> **What to work on**
From the first line of the data below through the line holding "[lanehead] (htask) at", output each line exactly and leave the pictures out.

※ ※ ※

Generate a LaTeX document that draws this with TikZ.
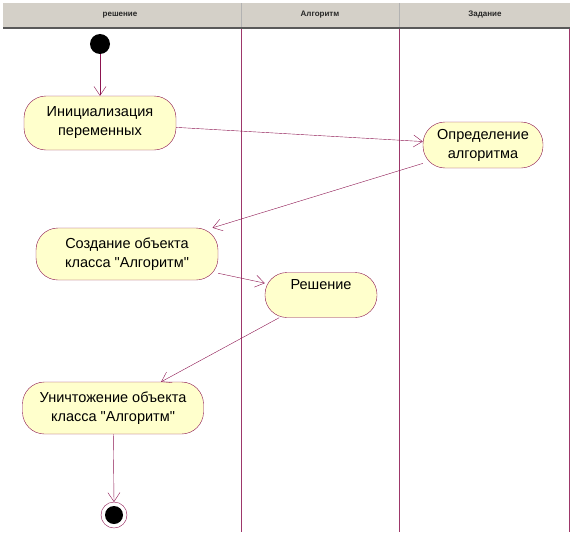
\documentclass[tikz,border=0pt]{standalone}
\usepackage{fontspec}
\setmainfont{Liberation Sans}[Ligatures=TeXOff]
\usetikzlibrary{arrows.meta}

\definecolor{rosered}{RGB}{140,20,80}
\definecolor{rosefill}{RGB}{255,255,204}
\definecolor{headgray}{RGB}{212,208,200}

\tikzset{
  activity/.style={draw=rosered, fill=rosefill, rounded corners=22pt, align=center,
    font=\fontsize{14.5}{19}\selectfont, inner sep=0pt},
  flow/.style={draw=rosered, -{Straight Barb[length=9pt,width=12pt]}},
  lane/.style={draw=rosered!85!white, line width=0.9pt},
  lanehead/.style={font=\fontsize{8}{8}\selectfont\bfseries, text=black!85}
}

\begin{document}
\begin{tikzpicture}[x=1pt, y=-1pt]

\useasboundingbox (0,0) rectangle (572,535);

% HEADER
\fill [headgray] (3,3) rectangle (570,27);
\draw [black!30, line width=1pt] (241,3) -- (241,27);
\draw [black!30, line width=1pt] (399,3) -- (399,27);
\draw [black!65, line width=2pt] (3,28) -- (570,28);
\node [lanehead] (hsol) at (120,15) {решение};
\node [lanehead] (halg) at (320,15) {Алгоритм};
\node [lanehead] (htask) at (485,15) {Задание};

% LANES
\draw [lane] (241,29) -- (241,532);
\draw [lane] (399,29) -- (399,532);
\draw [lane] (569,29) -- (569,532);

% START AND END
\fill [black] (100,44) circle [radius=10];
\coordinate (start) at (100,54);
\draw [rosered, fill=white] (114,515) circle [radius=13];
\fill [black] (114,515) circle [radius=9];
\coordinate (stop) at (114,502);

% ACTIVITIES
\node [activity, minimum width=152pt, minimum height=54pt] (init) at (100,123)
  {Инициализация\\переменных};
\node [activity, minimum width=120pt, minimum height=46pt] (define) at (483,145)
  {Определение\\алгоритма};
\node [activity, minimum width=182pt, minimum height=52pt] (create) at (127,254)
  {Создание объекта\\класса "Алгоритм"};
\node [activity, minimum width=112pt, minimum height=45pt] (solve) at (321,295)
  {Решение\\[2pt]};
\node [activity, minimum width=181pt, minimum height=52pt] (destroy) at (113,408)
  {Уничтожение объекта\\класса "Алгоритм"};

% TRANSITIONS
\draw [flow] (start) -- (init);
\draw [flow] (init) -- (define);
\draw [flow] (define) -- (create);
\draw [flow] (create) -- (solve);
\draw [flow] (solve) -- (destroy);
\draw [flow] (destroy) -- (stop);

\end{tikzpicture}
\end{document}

※ ※ ※

> **Solution to the problem**
Generate a LaTeX document that draws this with TikZ.
\documentclass[tikz,border=0pt]{standalone}
\usepackage{fontspec}
\setmainfont{Liberation Sans}[Ligatures=TeXOff]
\usetikzlibrary{arrows.meta}

\definecolor{rosered}{RGB}{140,20,80}
\definecolor{rosefill}{RGB}{255,255,204}
\definecolor{headgray}{RGB}{212,208,200}

\tikzset{
  activity/.style={draw=rosered, fill=rosefill, rounded corners=22pt, align=center,
    font=\fontsize{14.5}{19}\selectfont, inner sep=0pt},
  flow/.style={draw=rosered, -{Straight Barb[length=9pt,width=12pt]}},
  lane/.style={draw=rosered!85!white, line width=0.9pt},
  lanehead/.style={font=\fontsize{8}{8}\selectfont\bfseries, text=black!85}
}

\begin{document}
\begin{tikzpicture}[x=1pt, y=-1pt]

\useasboundingbox (0,0) rectangle (572,535);

% HEADER
\fill [headgray] (3,3) rectangle (570,27);
\draw [black!30, line width=1pt] (241,3) -- (241,27);
\draw [black!30, line width=1pt] (399,3) -- (399,27);
\draw [black!65, line width=2pt] (3,28) -- (570,28);
\node [lanehead] (hsol) at (120,15) {решение};
\node [lanehead] (halg) at (320,15) {Алгоритм};
\node [lanehead] (htask) at (485,15) {Задание};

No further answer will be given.